━━━━━ Records provided ━━━━━

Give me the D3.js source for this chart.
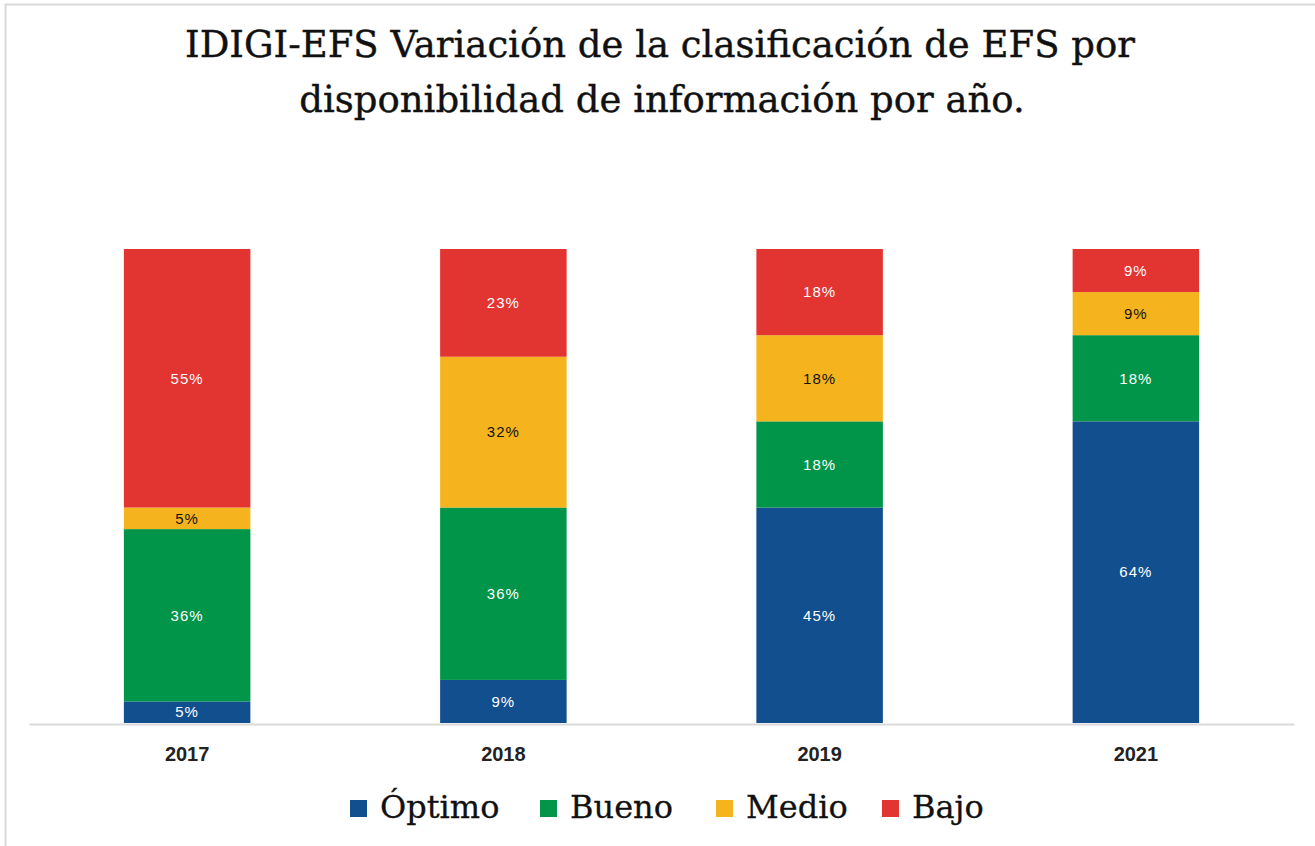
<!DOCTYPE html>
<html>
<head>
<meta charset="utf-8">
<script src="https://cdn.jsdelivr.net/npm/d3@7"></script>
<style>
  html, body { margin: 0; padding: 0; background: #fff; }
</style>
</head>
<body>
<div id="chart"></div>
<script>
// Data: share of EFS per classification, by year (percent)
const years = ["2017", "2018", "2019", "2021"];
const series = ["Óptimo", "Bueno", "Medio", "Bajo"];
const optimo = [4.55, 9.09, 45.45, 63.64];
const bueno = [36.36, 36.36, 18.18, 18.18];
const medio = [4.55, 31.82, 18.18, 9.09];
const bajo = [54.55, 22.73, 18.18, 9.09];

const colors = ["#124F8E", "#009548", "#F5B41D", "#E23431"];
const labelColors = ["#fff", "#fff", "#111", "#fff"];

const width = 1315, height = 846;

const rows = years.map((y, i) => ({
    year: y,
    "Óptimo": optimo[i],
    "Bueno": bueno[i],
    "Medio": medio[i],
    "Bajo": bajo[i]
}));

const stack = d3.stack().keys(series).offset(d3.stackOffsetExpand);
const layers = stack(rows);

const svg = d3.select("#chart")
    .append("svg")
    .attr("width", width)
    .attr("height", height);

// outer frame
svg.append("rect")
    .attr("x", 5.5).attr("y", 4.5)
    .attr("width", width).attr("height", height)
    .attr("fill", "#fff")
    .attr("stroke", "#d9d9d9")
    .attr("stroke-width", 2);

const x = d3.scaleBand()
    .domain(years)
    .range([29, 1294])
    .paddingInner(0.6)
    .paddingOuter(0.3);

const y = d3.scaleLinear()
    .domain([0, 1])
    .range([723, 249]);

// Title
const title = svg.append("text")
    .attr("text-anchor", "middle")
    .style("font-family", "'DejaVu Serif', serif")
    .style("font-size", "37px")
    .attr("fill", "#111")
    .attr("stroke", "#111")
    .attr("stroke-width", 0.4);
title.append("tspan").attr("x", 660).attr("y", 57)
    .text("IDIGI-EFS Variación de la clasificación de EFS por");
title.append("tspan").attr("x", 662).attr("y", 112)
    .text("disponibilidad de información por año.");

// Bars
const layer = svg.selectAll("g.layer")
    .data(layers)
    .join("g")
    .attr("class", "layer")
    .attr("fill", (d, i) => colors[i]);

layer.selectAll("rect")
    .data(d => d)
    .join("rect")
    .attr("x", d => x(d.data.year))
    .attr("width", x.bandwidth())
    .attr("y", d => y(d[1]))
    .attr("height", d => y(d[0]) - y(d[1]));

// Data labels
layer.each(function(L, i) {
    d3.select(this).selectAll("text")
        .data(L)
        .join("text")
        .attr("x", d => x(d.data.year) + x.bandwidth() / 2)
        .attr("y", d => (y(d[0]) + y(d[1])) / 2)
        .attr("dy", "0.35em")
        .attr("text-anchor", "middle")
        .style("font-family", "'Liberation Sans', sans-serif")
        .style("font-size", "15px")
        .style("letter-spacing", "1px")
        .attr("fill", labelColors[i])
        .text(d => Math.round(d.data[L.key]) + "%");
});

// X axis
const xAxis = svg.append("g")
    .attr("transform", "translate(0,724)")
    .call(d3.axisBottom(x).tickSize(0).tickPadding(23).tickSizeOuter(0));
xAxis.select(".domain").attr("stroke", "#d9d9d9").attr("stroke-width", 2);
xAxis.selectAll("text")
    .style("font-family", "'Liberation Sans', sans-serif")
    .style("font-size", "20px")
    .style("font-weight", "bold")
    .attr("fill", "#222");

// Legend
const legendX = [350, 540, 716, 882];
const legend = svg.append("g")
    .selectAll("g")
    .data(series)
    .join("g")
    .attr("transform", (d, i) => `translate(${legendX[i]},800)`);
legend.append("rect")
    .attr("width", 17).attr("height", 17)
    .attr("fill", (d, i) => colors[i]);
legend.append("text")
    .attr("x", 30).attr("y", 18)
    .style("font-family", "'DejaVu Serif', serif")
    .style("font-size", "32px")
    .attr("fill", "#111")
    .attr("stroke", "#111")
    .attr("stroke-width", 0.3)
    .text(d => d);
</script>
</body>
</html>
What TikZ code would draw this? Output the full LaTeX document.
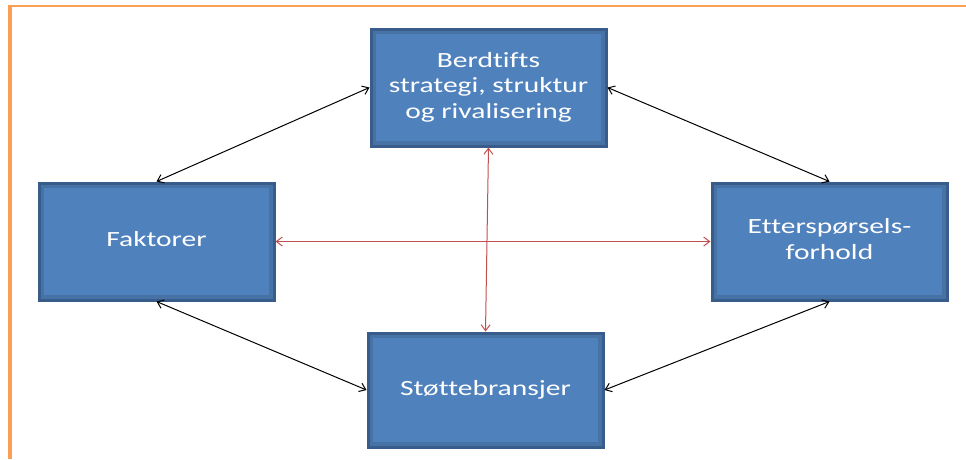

━━━━━

From the material above, reproduce everything verbatim except the pictures.

_Result_
Give me the D3.js source for this chart.
<!DOCTYPE html>
<html>
<head>
<meta charset="utf-8">
<script src="https://cdn.jsdelivr.net/npm/d3@7"></script>
<style>
  html, body { margin: 0; padding: 0; background: #fff; }
</style>
</head>
<body>
<div id="chart"></div>
<script>
// Data: share of EFS per classification, by year (percent)
const years = ["2017", "2018", "2019", "2021"];
const series = ["Óptimo", "Bueno", "Medio", "Bajo"];
const optimo = [4.55, 9.09, 45.45, 63.64];
const bueno = [36.36, 36.36, 18.18, 18.18];
const medio = [4.55, 31.82, 18.18, 9.09];
const bajo = [54.55, 22.73, 18.18, 9.09];

const colors = ["#124F8E", "#009548", "#F5B41D", "#E23431"];
const labelColors = ["#fff", "#fff", "#111", "#fff"];

const width = 1315, height = 846;

const rows = years.map((y, i) => ({
    year: y,
    "Óptimo": optimo[i],
    "Bueno": bueno[i],
    "Medio": medio[i],
    "Bajo": bajo[i]
}));

const stack = d3.stack().keys(series).offset(d3.stackOffsetExpand);
const layers = stack(rows);

const svg = d3.select("#chart")
    .append("svg")
    .attr("width", width)
    .attr("height", height);

// outer frame
svg.append("rect")
    .attr("x", 5.5).attr("y", 4.5)
    .attr("width", width).attr("height", height)
    .attr("fill", "#fff")
    .attr("stroke", "#d9d9d9")
    .attr("stroke-width", 2);

const x = d3.scaleBand()
    .domain(years)
    .range([29, 1294])
    .paddingInner(0.6)
    .paddingOuter(0.3);

const y = d3.scaleLinear()
    .domain([0, 1])
    .range([723, 249]);

// Title
const title = svg.append("text")
    .attr("text-anchor", "middle")
    .style("font-family", "'DejaVu Serif', serif")
    .style("font-size", "37px")
    .attr("fill", "#111")
    .attr("stroke", "#111")
    .attr("stroke-width", 0.4);
title.append("tspan").attr("x", 660).attr("y", 57)
    .text("IDIGI-EFS Variación de la clasificación de EFS por");
title.append("tspan").attr("x", 662).attr("y", 112)
    .text("disponibilidad de información por año.");

// Bars
const layer = svg.selectAll("g.layer")
    .data(layers)
    .join("g")
    .attr("class", "layer")
    .attr("fill", (d, i) => colors[i]);

layer.selectAll("rect")
    .data(d => d)
    .join("rect")
    .attr("x", d => x(d.data.year))
    .attr("width", x.bandwidth())
    .attr("y", d => y(d[1]))
    .attr("height", d => y(d[0]) - y(d[1]));

// Data labels
layer.each(function(L, i) {
    d3.select(this).selectAll("text")
        .data(L)
        .join("text")
        .attr("x", d => x(d.data.year) + x.bandwidth() / 2)
        .attr("y", d => (y(d[0]) + y(d[1])) / 2)
        .attr("dy", "0.35em")
        .attr("text-anchor", "middle")
        .style("font-family", "'Liberation Sans', sans-serif")
        .style("font-size", "15px")
        .style("letter-spacing", "1px")
        .attr("fill", labelColors[i])
        .text(d => Math.round(d.data[L.key]) + "%");
});

// X axis
const xAxis = svg.append("g")
    .attr("transform", "translate(0,724)")
    .call(d3.axisBottom(x).tickSize(0).tickPadding(23).tickSizeOuter(0));
xAxis.select(".domain").attr("stroke", "#d9d9d9").attr("stroke-width", 2);
xAxis.selectAll("text")
    .style("font-family", "'Liberation Sans', sans-serif")
    .style("font-size", "20px")
    .style("font-weight", "bold")
    .attr("fill", "#222");

// Legend
const legendX = [350, 540, 716, 882];
const legend = svg.append("g")
    .selectAll("g")
    .data(series)
    .join("g")
    .attr("transform", (d, i) => `translate(${legendX[i]},800)`);
legend.append("rect")
    .attr("width", 17).attr("height", 17)
    .attr("fill", (d, i) => colors[i]);
legend.append("text")
    .attr("x", 30).attr("y", 18)
    .style("font-family", "'DejaVu Serif', serif")
    .style("font-size", "32px")
    .attr("fill", "#111")
    .attr("stroke", "#111")
    .attr("stroke-width", 0.3)
    .text(d => d);
</script>
</body>
</html>
What TikZ code would draw this? Output the full LaTeX document.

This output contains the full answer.